Psicosis

«Les molestamos, les damos miedo y más miedo les daremos«, dijo ufano Carles Puigdemont a los alcaldes que, el 1 de julio pasado, acudieron a Barcelona a rendirle pleitesía. Sus palabras parecían dirigidas al gobierno central, aunque el plural usado dejaba suponer que incluía a otros. ¿Quiénes? Quizás el subconsciente le estaba jugando una mala pasada y, en realidad, a quien estaba enviando aquel mensaje era a los ciudadanos de Cataluña. A juzgar por los hechos, así pudo haber sido.

Puede ser que en un período no muy dilatado de tiempo puedan articularse en Cataluña transacciones políticas capaces de superar, atenuar o canalizar algunos de los agudos conflictos que sufre. Sin embargo, mucho más difícil, costoso y dilatado será, previsiblemente, rehabilitar la convivencia entre las personas, atrapadas en una psicosis personal y colectiva que estamos sufriendo todas y cada uno de los que aquí vivimos.

La psicosis, que se utiliza en psiquiatría para referirse a un estado mental descrito como escisión o pérdida de contacto con la realidad, se ha instalado por mor del «procés» no solo en el imaginario colectivo de Cataluña, sino individualmente, en cada uno de nosotros.

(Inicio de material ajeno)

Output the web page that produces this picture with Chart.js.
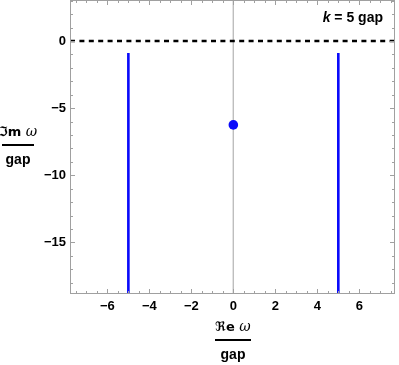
<!DOCTYPE html>
<html>
<head>
<meta charset="utf-8">
<script src="https://cdn.jsdelivr.net/npm/chart.js@4"></script>
<style>
  html, body { margin: 0; padding: 0; background: #fff; }
  #c { display: block; }
</style>
</head>
<body>
<canvas id="c" width="399" height="365"></canvas>
<script>
// ---- data ----
const xRange = [-7.78, 7.70];
const yRange = [-18.84, 3.05];
const xTickValues = [-6, -4, -2, 0, 2, 4, 6];
const yTickValues = [0, -5, -10, -15];
const continuumRe = [-5, 5];        // branch cuts at Re ω = ±k
const continuumTop = -0.9;          // top end of each cut
const continuumBottom = -25;        // runs off the bottom of the frame
const poleRe = [0];
const poleIm = [-6.25];
const referenceIm = 0;              // dashed line
const referenceRe = 0;              // thin grey line
const annotation = { k: 'k', rest: ' = 5 gap' };

const BLUE = 'rgb(10,10,250)';
const FRAME = 'rgb(160,160,160)';

const datasets = [];
datasets.push({
  data: [{ x: xRange[0], y: referenceIm }, { x: xRange[1], y: referenceIm }],
  showLine: true, borderColor: '#000', borderWidth: 2.6, borderDash: [5, 4.4],
  pointRadius: 0, order: 1
});
datasets.push({
  data: [{ x: referenceRe, y: yRange[1] }, { x: referenceRe, y: yRange[0] }],
  showLine: true, borderColor: 'rgb(190,190,190)', borderWidth: 1,
  pointRadius: 0, order: 3
});
continuumRe.forEach(re => {
  datasets.push({
    data: [{ x: re, y: continuumTop }, { x: re, y: continuumBottom }],
    showLine: true, borderColor: BLUE, borderWidth: 2.6,
    pointRadius: 0, order: 2
  });
});
datasets.push({
  data: poleRe.map((re, i) => ({ x: re, y: poleIm[i] })),
  showLine: false, backgroundColor: BLUE, borderColor: BLUE,
  pointRadius: 4.8, borderWidth: 0, order: 0
});

const minus = v => String(v).replace('-', '\u2212');

const framePlugin = {
  id: 'frame',
  afterDatasetsDraw(chart) {
    const { ctx, chartArea: a, scales: { x, y } } = chart;
    ctx.save();
    ctx.strokeStyle = FRAME;
    ctx.lineWidth = 1;
    for (let v = -7.5; v <= 7.5 + 1e-9; v += 0.5) {
      const px = Math.round(x.getPixelForValue(v)) + 0.5;
      const major = Math.abs(v % 2) < 1e-9;
      const len = major ? 5 : 3;
      ctx.beginPath();
      ctx.moveTo(px, a.bottom); ctx.lineTo(px, a.bottom - len);
      ctx.moveTo(px, a.top); ctx.lineTo(px, a.top + len);
      ctx.stroke();
    }
    for (let v = 3; v >= -18; v -= 1) {
      const py = Math.round(y.getPixelForValue(v)) + 0.5;
      const major = v % 5 === 0;
      const len = major ? 5 : 3;
      ctx.beginPath();
      ctx.moveTo(a.left, py); ctx.lineTo(a.left + len, py);
      ctx.moveTo(a.right, py); ctx.lineTo(a.right - len, py);
      ctx.stroke();
    }
    ctx.strokeRect(Math.round(a.left) + 0.5, Math.round(a.top) + 0.5,
                   Math.round(a.right - a.left) - 1, Math.round(a.bottom - a.top) - 1);
    ctx.restore();
  },
  afterDraw(chart) {
    const { ctx } = chart;
    ctx.save();
    ctx.fillStyle = '#000';
    ctx.textBaseline = 'alphabetic';

    function fraction(cx, topBase, barY, botBase, half, top1, top2) {
      ctx.font = 'bold 13px "DejaVu Sans"';
      const w1 = ctx.measureText(top1 + ' ').width;
      ctx.font = 'italic 14px "DejaVu Serif"';
      const w2 = ctx.measureText(top2).width;
      let sx = cx - (w1 + w2) / 2;
      ctx.textAlign = 'left';
      ctx.font = 'bold 13px "DejaVu Sans"';
      ctx.fillText(top1 + ' ', sx, topBase);
      ctx.font = 'italic 14px "DejaVu Serif"';
      ctx.fillText(top2, sx + w1, topBase);
      ctx.fillRect(cx - half, barY - 1, half * 2, 2);
      ctx.font = 'bold 14px "Liberation Sans"';
      ctx.textAlign = 'center';
      ctx.fillText('gap', cx, botBase);
    }
    fraction(18, 136, 145, 164, 16, '\u2111m', '\u03c9');
    fraction(233, 331, 340, 359, 18, '\u211ce', '\u03c9');

    ctx.textAlign = 'left';
    ctx.font = 'bold 14px "Liberation Sans"';
    const wr = ctx.measureText(annotation.rest).width;
    ctx.font = 'italic bold 14px "Liberation Sans"';
    const wk = ctx.measureText(annotation.k).width;
    const right = 383;
    ctx.fillText(annotation.k, right - wr - wk, 22);
    ctx.font = 'bold 14px "Liberation Sans"';
    ctx.fillText(annotation.rest, right - wr, 22);
    ctx.restore();
  }
};

new Chart(document.getElementById('c'), {
  type: 'scatter',
  data: { datasets },
  options: {
    responsive: false,
    animation: false,
    devicePixelRatio: 1,
    layout: { autoPadding: false, padding: { left: 0, right: 4, top: 0, bottom: 0 } },
    plugins: { legend: { display: false }, tooltip: { enabled: false } },
    scales: {
      x: {
        type: 'linear', position: 'bottom',
        min: xRange[0], max: xRange[1],
        grid: { display: false, drawTicks: false }, border: { display: false },
        afterBuildTicks: s => { s.ticks = xTickValues.map(v => ({ value: v })); },
        afterFit: s => { s.height = 71; s.paddingLeft = 0; s.paddingRight = 0; },
        ticks: {
          color: '#000', padding: 5, maxRotation: 0, autoSkip: false,
          font: { family: '"Liberation Sans"', size: 13, weight: 'bold' },
          callback: v => minus(v)
        }
      },
      y: {
        type: 'linear', position: 'left',
        min: yRange[0], max: yRange[1],
        grid: { display: false, drawTicks: false }, border: { display: false },
        afterBuildTicks: s => { s.ticks = yTickValues.map(v => ({ value: v })); },
        afterFit: s => { s.width = 70; s.paddingTop = 0; s.paddingBottom = 0; },
        ticks: {
          color: '#000', padding: 4, autoSkip: false,
          font: { family: '"Liberation Sans"', size: 13, weight: 'bold' },
          callback: v => minus(v)
        }
      }
    }
  },
  plugins: [framePlugin]
});
</script>
</body>
</html>
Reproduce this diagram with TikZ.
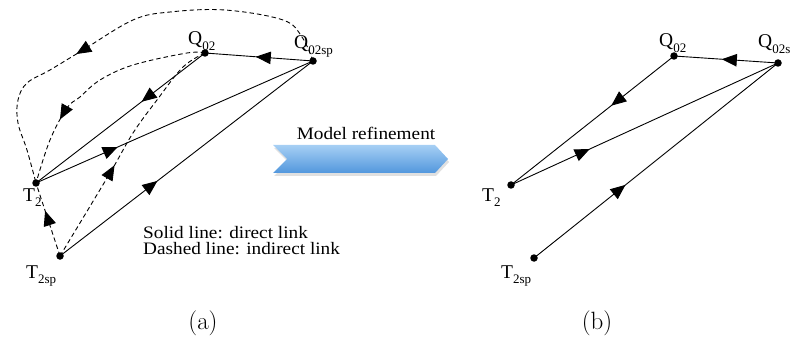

No hay nadie que se salve de ello. En cada familia, grupo o entorno de amistades, se ha propagado como mancha de aceite una casuística de desencuentros, sino delirios y pensamientos desorganizados, propios de la psicosis, que en la generalidad de los casos han desembocado en rupturas.

Al igual que nos ocurre cuando experimentamos una gran pérdida, una crisis de afectos o se nos comunica una enfermedad grave, el «procés» ha hecho saltar nuestras rutinas por el aire, trastoca nuestros hábitos, cortocircuita nuestras querencias… Las cosas que conforman nuestra cotidianeidad dejan de tener sentido. Las tareas pendientes se posponen o abandonan. La vida sigue, sí, pero trastocada.

Todo ello, con un tufo de guerra civil, de enfrentamiento fratricida. Porque el mal rollo, que empieza por la propia familia, se va ampliando a todo el tejido social. Nadie se libra. Y en este estado de cosas, comienza a experimentarse otra sensación muy asociada a las psicopatías, que es el miedo. Primero difuso, casi infundado, y después, cuando las empresas se van en estampida, la calle se convierte en caja de resonancia, los balcones en mástil de agravios, en algo tangible.

Psicosis, que en las redes adquiere tintes especialmente desquiciantes, sobre todo cuando vehiculan mentiras catastrofistas, estudiadamente dañinas, movilizadoras de los peores sentimientos. Clima especialmente tóxico, maligno, perverso, cuando se traslada a las aulas. Atmósfera que acaba haciéndonos más fea la existencia, más triste la vida. Y que, aunque lleguen las lluvias, será difícil de aventar. Porque, como ahora se dice, el daño ya está hecho. O sea, que Puigdemont, siguiendo la estela de la célebre película de Alfred Hitchcock, se nos ha revelado como un consumado discípulo del género slasher, que consiste, como él mismo dijo, en meter miedo.